If you're managing a project or running a shop, you can't just hope the tariffs go away. The Supreme Court is currently looking at whether the President’s use of the International Economic Emergency Powers Act (IEEPA) to layer even more tariffs on top of Section 232 is legal. But even if they rule against it, experts like those at J.P. Morgan think the administration will just find another legal "hook," like Section 122, to keep the rates high.

Basically, high steel prices are the new normal for 2026.

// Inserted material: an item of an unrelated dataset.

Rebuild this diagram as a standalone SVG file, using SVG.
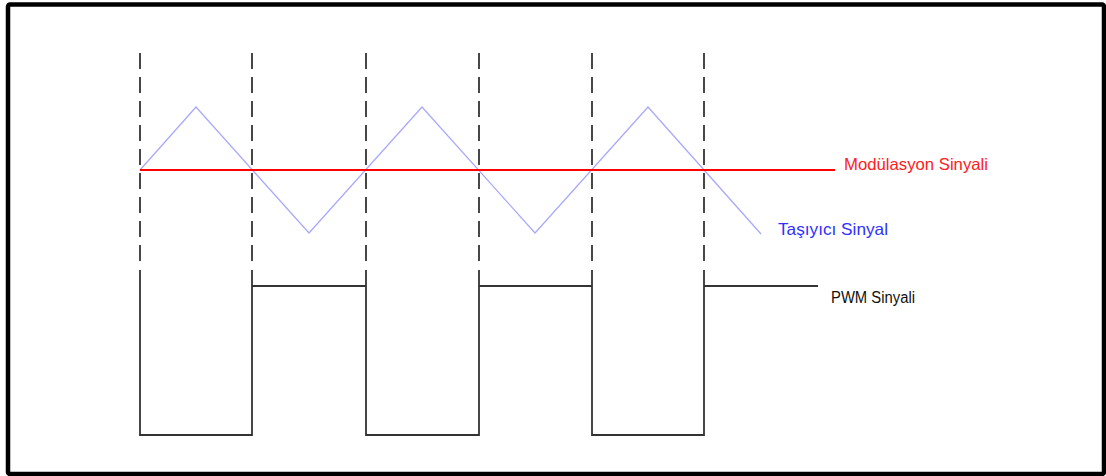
<svg xmlns="http://www.w3.org/2000/svg" width="1106" height="476" viewBox="0 0 1106 476">
<style>
.frame{fill:#fff;stroke:#000;stroke-width:4.5}
.dash{fill:none;stroke:#333;stroke-width:1.8;stroke-dasharray:16 8}
.pwm{fill:none;stroke:#333;stroke-width:1.8}
.carrier{fill:none;stroke:#a8a8ff;stroke-width:1.3}
.mod{fill:none;stroke:#ff0000;stroke-width:1.8}
.lbl{font-family:"Liberation Sans",Arial,sans-serif;font-size:16.5px}
</style>
<rect class="frame" x="8" y="4.5" width="1096" height="469.5" rx="2"/>
<g id="grid">
<line class="dash" x1="140" y1="53" x2="140" y2="262"/>
<line class="dash" x1="252" y1="53" x2="252" y2="262"/>
<line class="dash" x1="366" y1="53" x2="366" y2="262"/>
<line class="dash" x1="479" y1="53" x2="479" y2="262"/>
<line class="dash" x1="592" y1="53" x2="592" y2="262"/>
<line class="dash" x1="704" y1="53" x2="704" y2="262"/>
</g>
<g id="carrier">
<polyline class="carrier" points="140,170 196,107 309,233 422,107 535,233 648,107 761,234"/>
</g>
<g id="modulation">
<line class="mod" x1="140" y1="170" x2="835" y2="170"/>
</g>
<g id="pwm">
<path class="pwm" d="M140,270 V435 H252 V270 M252,286 H366 M366,270 V435 H479 V270 M479,286 H592 M592,270 V435 H704 V270 M704,286 H818"/>
</g>
<g id="labels">
<text class="lbl" x="844" y="170" fill="#ff2020" textLength="144" lengthAdjust="spacingAndGlyphs">Modülasyon Sinyali</text>
<text class="lbl" x="778" y="234.5" fill="#3030ff" textLength="110" lengthAdjust="spacingAndGlyphs">Taşıyıcı Sinyal</text>
<text class="lbl" x="831" y="303" fill="#111" style="font-size:16px" textLength="84" lengthAdjust="spacingAndGlyphs">PWM Sinyali</text>
</g>
</svg>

So, what do you actually do?

  1. Escalation Clauses are Mandatory. If you are bidding on a job today that won't start for six months, you cannot use today's steel price. You need a contract that says: "If the price of HRC (Hot-Rolled Coil) goes up 10%, the contract price goes up too." Without this, one sudden policy tweet could bankrupt your project.
  2. Audit Your Country of Origin. You've got to know exactly where your steel was melted and poured. If your supplier is sourcing "derivative" products—like bulldozer blades or specialized fasteners—from China, you’re likely looking at an effective rate near 41%.
  3. Leverage USMCA. If you can prove that your steel components have enough North American content, you can bypass a lot of the pain. This is why we're seeing so much manufacturing move to Northern Mexico right now. It's not just about labor; it's a tariff dodge.
  4. Watch the "January Window." The Department of Commerce now opens a "window" every January, May, and September to add new products to the tariff list. We just saw 407 new product codes added in late 2025. If you aren't checking the Federal Register during these months, you might get hit with a surprise 50% tax on a part that was duty-free last month.

The bottom line is that tariffs on steel imports have shifted from being a "trade war" headline to a core part of American business strategy. It’s messy, it’s expensive, and it requires constant attention to the fine print of trade law.

To stay ahead, you should prioritize locking in domestic supply contracts for Q2 and Q3 of 2026 now. Prices are expected to firm up as we hit the spring construction surge, and with the 50% tariff floor in place, "cheap" imported steel is officially a thing of the past. Review your current import logs for any HTSUS subheadings added in the August 2025 update to ensure you aren't carrying unexpected liability.